### SUPPLIED MATERIAL
>> BEGIN

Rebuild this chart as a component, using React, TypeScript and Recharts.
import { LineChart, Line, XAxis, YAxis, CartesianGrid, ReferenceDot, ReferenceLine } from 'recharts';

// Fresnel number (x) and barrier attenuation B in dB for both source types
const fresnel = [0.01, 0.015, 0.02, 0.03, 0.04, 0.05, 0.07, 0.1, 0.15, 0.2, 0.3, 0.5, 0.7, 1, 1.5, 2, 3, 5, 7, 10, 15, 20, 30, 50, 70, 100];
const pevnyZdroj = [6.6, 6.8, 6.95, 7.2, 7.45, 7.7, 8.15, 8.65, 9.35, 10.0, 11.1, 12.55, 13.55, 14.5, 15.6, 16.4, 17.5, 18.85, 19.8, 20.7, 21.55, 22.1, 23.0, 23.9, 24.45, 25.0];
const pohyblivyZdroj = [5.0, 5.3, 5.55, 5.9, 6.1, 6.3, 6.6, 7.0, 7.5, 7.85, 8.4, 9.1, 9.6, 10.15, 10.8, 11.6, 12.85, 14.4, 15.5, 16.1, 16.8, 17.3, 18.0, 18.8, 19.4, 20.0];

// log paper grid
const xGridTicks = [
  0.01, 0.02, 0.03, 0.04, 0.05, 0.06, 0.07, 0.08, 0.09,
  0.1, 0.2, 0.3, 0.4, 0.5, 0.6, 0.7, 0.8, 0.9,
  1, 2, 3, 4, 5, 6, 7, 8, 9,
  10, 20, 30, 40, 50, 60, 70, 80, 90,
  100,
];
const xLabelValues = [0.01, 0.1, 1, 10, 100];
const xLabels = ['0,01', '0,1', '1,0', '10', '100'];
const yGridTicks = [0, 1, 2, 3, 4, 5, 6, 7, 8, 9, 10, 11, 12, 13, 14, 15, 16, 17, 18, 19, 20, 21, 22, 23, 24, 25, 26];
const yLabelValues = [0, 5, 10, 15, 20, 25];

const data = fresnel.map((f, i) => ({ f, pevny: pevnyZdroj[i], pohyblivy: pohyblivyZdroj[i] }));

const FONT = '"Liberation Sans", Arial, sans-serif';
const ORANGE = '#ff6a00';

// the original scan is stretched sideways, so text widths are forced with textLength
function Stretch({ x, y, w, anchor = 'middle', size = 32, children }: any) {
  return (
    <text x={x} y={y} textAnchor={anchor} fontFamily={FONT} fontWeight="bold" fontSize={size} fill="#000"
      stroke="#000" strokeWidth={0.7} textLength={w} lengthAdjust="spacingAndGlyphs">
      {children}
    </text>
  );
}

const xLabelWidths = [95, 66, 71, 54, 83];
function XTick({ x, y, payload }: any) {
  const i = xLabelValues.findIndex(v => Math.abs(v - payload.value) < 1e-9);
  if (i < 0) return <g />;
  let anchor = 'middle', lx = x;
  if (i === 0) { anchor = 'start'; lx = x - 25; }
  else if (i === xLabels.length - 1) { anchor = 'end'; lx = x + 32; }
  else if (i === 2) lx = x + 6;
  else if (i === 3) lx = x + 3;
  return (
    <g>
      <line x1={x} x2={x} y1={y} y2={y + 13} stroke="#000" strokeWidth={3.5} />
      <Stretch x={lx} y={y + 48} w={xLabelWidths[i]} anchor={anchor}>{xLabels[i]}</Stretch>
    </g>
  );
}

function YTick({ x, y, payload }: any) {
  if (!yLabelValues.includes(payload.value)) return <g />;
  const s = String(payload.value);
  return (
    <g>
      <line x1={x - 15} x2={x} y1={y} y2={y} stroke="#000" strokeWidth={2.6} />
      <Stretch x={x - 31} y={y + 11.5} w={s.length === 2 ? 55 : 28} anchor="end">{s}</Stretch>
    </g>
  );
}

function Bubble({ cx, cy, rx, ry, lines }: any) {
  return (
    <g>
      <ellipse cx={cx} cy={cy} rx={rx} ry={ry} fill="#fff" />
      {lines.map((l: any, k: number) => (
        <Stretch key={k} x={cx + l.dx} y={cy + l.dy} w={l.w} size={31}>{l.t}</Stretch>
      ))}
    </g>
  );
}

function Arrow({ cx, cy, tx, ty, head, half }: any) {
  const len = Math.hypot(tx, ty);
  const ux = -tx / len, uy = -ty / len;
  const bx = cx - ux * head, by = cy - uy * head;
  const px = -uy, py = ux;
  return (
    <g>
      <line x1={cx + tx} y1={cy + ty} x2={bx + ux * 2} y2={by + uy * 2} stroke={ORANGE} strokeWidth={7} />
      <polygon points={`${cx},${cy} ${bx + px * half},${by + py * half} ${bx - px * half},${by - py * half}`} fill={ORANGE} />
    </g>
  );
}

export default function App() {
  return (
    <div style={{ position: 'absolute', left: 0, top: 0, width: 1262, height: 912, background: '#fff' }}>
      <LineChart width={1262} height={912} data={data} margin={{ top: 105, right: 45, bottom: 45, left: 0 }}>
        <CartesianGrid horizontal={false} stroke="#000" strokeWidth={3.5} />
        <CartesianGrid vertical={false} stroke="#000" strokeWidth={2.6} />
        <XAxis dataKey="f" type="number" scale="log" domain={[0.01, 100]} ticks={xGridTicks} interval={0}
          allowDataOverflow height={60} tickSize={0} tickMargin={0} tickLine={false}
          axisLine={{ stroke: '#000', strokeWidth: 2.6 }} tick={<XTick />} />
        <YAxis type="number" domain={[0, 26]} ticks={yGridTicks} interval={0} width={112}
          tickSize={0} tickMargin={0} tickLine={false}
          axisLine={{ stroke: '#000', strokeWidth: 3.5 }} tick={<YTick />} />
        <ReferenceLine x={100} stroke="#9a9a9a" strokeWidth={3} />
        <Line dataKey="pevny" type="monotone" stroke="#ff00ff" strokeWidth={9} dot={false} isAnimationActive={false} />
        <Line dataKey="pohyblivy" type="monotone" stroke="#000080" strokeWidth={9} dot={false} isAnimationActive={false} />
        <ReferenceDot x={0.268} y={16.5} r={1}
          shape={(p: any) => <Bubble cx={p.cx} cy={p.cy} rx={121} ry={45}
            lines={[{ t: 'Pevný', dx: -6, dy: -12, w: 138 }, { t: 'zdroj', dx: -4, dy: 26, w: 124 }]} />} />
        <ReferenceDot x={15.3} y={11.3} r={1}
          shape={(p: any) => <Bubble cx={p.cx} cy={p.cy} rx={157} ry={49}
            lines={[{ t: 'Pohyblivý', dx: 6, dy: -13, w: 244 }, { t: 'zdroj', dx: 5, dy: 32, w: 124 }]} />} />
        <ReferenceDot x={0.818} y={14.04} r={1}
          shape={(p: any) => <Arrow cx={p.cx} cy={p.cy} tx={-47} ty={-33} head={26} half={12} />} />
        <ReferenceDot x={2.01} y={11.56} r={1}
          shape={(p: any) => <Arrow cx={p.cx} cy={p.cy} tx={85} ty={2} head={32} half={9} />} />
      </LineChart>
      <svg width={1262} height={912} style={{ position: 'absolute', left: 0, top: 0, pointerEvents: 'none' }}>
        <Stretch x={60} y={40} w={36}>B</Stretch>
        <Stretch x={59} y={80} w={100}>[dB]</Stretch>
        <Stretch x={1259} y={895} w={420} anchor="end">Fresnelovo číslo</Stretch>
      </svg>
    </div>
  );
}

>> END

### GIVEN PROBLEM
Return the full listing, character for character.

### PROBLEM SOLUTION
Rebuild this chart as a component, using React, TypeScript and Recharts.
import { LineChart, Line, XAxis, YAxis, CartesianGrid, ReferenceDot, ReferenceLine } from 'recharts';

// Fresnel number (x) and barrier attenuation B in dB for both source types
const fresnel = [0.01, 0.015, 0.02, 0.03, 0.04, 0.05, 0.07, 0.1, 0.15, 0.2, 0.3, 0.5, 0.7, 1, 1.5, 2, 3, 5, 7, 10, 15, 20, 30, 50, 70, 100];
const pevnyZdroj = [6.6, 6.8, 6.95, 7.2, 7.45, 7.7, 8.15, 8.65, 9.35, 10.0, 11.1, 12.55, 13.55, 14.5, 15.6, 16.4, 17.5, 18.85, 19.8, 20.7, 21.55, 22.1, 23.0, 23.9, 24.45, 25.0];
const pohyblivyZdroj = [5.0, 5.3, 5.55, 5.9, 6.1, 6.3, 6.6, 7.0, 7.5, 7.85, 8.4, 9.1, 9.6, 10.15, 10.8, 11.6, 12.85, 14.4, 15.5, 16.1, 16.8, 17.3, 18.0, 18.8, 19.4, 20.0];

// log paper grid
const xGridTicks = [
  0.01, 0.02, 0.03, 0.04, 0.05, 0.06, 0.07, 0.08, 0.09,
  0.1, 0.2, 0.3, 0.4, 0.5, 0.6, 0.7, 0.8, 0.9,
  1, 2, 3, 4, 5, 6, 7, 8, 9,
  10, 20, 30, 40, 50, 60, 70, 80, 90,
  100,
];
const xLabelValues = [0.01, 0.1, 1, 10, 100];
const xLabels = ['0,01', '0,1', '1,0', '10', '100'];
const yGridTicks = [0, 1, 2, 3, 4, 5, 6, 7, 8, 9, 10, 11, 12, 13, 14, 15, 16, 17, 18, 19, 20, 21, 22, 23, 24, 25, 26];
const yLabelValues = [0, 5, 10, 15, 20, 25];

const data = fresnel.map((f, i) => ({ f, pevny: pevnyZdroj[i], pohyblivy: pohyblivyZdroj[i] }));

const FONT = '"Liberation Sans", Arial, sans-serif';
const ORANGE = '#ff6a00';

// the original scan is stretched sideways, so text widths are forced with textLength
function Stretch({ x, y, w, anchor = 'middle', size = 32, children }: any) {
  return (
    <text x={x} y={y} textAnchor={anchor} fontFamily={FONT} fontWeight="bold" fontSize={size} fill="#000"
      stroke="#000" strokeWidth={0.7} textLength={w} lengthAdjust="spacingAndGlyphs">
      {children}
    </text>
  );
}

const xLabelWidths = [95, 66, 71, 54, 83];
function XTick({ x, y, payload }: any) {
  const i = xLabelValues.findIndex(v => Math.abs(v - payload.value) < 1e-9);
  if (i < 0) return <g />;
  let anchor = 'middle', lx = x;
  if (i === 0) { anchor = 'start'; lx = x - 25; }
  else if (i === xLabels.length - 1) { anchor = 'end'; lx = x + 32; }
  else if (i === 2) lx = x + 6;
  else if (i === 3) lx = x + 3;
  return (
    <g>
      <line x1={x} x2={x} y1={y} y2={y + 13} stroke="#000" strokeWidth={3.5} />
      <Stretch x={lx} y={y + 48} w={xLabelWidths[i]} anchor={anchor}>{xLabels[i]}</Stretch>
    </g>
  );
}

function YTick({ x, y, payload }: any) {
  if (!yLabelValues.includes(payload.value)) return <g />;
  const s = String(payload.value);
  return (
    <g>
      <line x1={x - 15} x2={x} y1={y} y2={y} stroke="#000" strokeWidth={2.6} />
      <Stretch x={x - 31} y={y + 11.5} w={s.length === 2 ? 55 : 28} anchor="end">{s}</Stretch>
    </g>
  );
}

function Bubble({ cx, cy, rx, ry, lines }: any) {
  return (
    <g>
      <ellipse cx={cx} cy={cy} rx={rx} ry={ry} fill="#fff" />
      {lines.map((l: any, k: number) => (
        <Stretch key={k} x={cx + l.dx} y={cy + l.dy} w={l.w} size={31}>{l.t}</Stretch>
      ))}
    </g>
  );
}

function Arrow({ cx, cy, tx, ty, head, half }: any) {
  const len = Math.hypot(tx, ty);
  const ux = -tx / len, uy = -ty / len;
  const bx = cx - ux * head, by = cy - uy * head;
  const px = -uy, py = ux;
  return (
    <g>
      <line x1={cx + tx} y1={cy + ty} x2={bx + ux * 2} y2={by + uy * 2} stroke={ORANGE} strokeWidth={7} />
      <polygon points={`${cx},${cy} ${bx + px * half},${by + py * half} ${bx - px * half},${by - py * half}`} fill={ORANGE} />
    </g>
  );
}

export default function App() {
  return (
    <div style={{ position: 'absolute', left: 0, top: 0, width: 1262, height: 912, background: '#fff' }}>
      <LineChart width={1262} height={912} data={data} margin={{ top: 105, right: 45, bottom: 45, left: 0 }}>
        <CartesianGrid horizontal={false} stroke="#000" strokeWidth={3.5} />
        <CartesianGrid vertical={false} stroke="#000" strokeWidth={2.6} />
        <XAxis dataKey="f" type="number" scale="log" domain={[0.01, 100]} ticks={xGridTicks} interval={0}
          allowDataOverflow height={60} tickSize={0} tickMargin={0} tickLine={false}
          axisLine={{ stroke: '#000', strokeWidth: 2.6 }} tick={<XTick />} />
        <YAxis type="number" domain={[0, 26]} ticks={yGridTicks} interval={0} width={112}
          tickSize={0} tickMargin={0} tickLine={false}
          axisLine={{ stroke: '#000', strokeWidth: 3.5 }} tick={<YTick />} />
        <ReferenceLine x={100} stroke="#9a9a9a" strokeWidth={3} />
        <Line dataKey="pevny" type="monotone" stroke="#ff00ff" strokeWidth={9} dot={false} isAnimationActive={false} />
        <Line dataKey="pohyblivy" type="monotone" stroke="#000080" strokeWidth={9} dot={false} isAnimationActive={false} />
        <ReferenceDot x={0.268} y={16.5} r={1}
          shape={(p: any) => <Bubble cx={p.cx} cy={p.cy} rx={121} ry={45}
            lines={[{ t: 'Pevný', dx: -6, dy: -12, w: 138 }, { t: 'zdroj', dx: -4, dy: 26, w: 124 }]} />} />
        <ReferenceDot x={15.3} y={11.3} r={1}
          shape={(p: any) => <Bubble cx={p.cx} cy={p.cy} rx={157} ry={49}
            lines={[{ t: 'Pohyblivý', dx: 6, dy: -13, w: 244 }, { t: 'zdroj', dx: 5, dy: 32, w: 124 }]} />} />
        <ReferenceDot x={0.818} y={14.04} r={1}
          shape={(p: any) => <Arrow cx={p.cx} cy={p.cy} tx={-47} ty={-33} head={26} half={12} />} />
        <ReferenceDot x={2.01} y={11.56} r={1}
          shape={(p: any) => <Arrow cx={p.cx} cy={p.cy} tx={85} ty={2} head={32} half={9} />} />
      </LineChart>
      <svg width={1262} height={912} style={{ position: 'absolute', left: 0, top: 0, pointerEvents: 'none' }}>
        <Stretch x={60} y={40} w={36}>B</Stretch>
        <Stretch x={59} y={80} w={100}>[dB]</Stretch>
        <Stretch x={1259} y={895} w={420} anchor="end">Fresnelovo číslo</Stretch>
      </svg>
    </div>
  );
}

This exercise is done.